Underwater Volcano Becomes Active Off Oregon Coast
Scientists are concerned over an underwater volcano off the Oregon Coast as its activity increases.
The Axial Seamount is an underwater mountain that juts up 3,000 feet (900 meters) from the ocean floor, and is part of a string of volcanoes that straddle the Juan de Fuca Ridge, a tectonic-plate boundary where the seafloor is spreading apart.
Axial Seamount was first detected in the 1970s by satellite altimetry, and mapped and explored by Pisces IV, DSV Alvin, and others through the 1980s.

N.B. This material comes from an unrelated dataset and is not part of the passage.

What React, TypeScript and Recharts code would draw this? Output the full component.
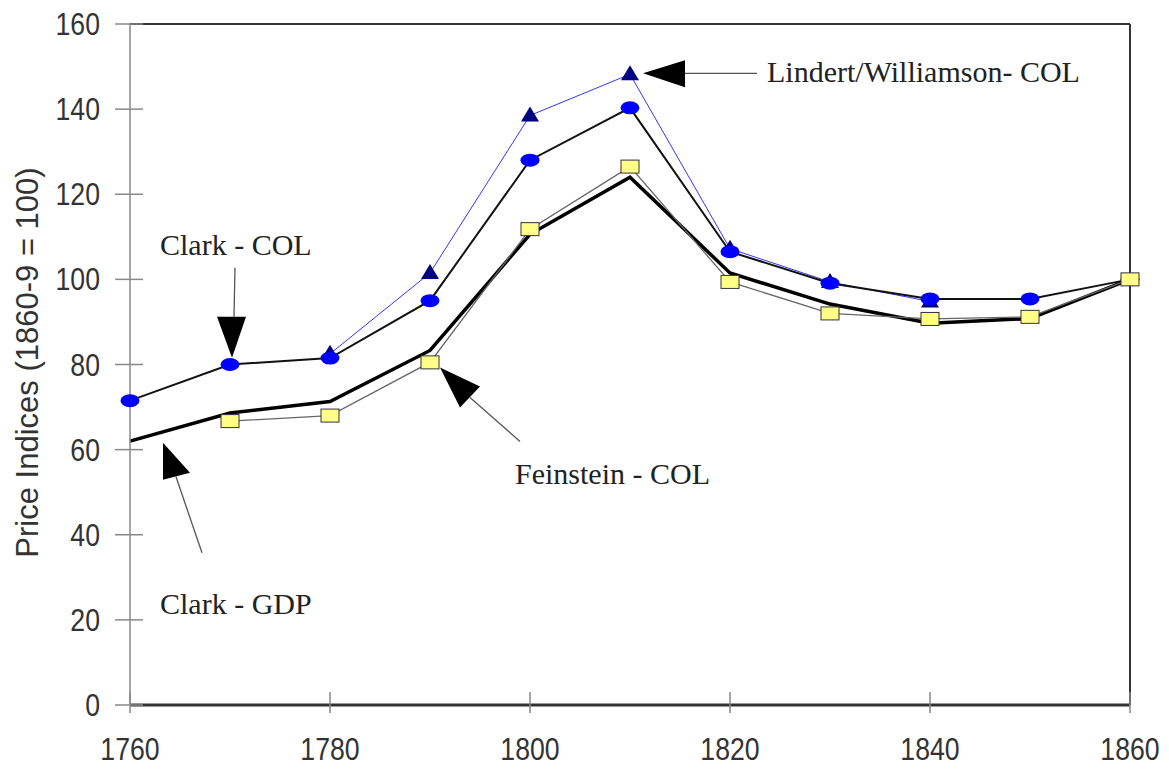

A large package of sensors was dropped on the seamount through 1992, and the New Millennium Observatory was established on its flanks in 1996. Axial Seamount received significant scientific attention following the seismic detection of a submarine eruption at the volcano in January 1998, the first time a submarine eruption had been detected and followed in situ.
Subsequent cruises and analysis showed that the volcano had generated lava flows up to 13 m (43 ft) thick, and the total eruptive volume was found to be 18,000–76,000 km (4,300–18,200 cu mi). Axial Seamount erupted again in April 2011, producing a mile-wide lava flow and fulfilling a 16-year cycle that had been predicted in 2006.
On April 24th, a series of around 8,000 minor earthquakes swarmed the Oregon Coast setting off alarms that something is happening.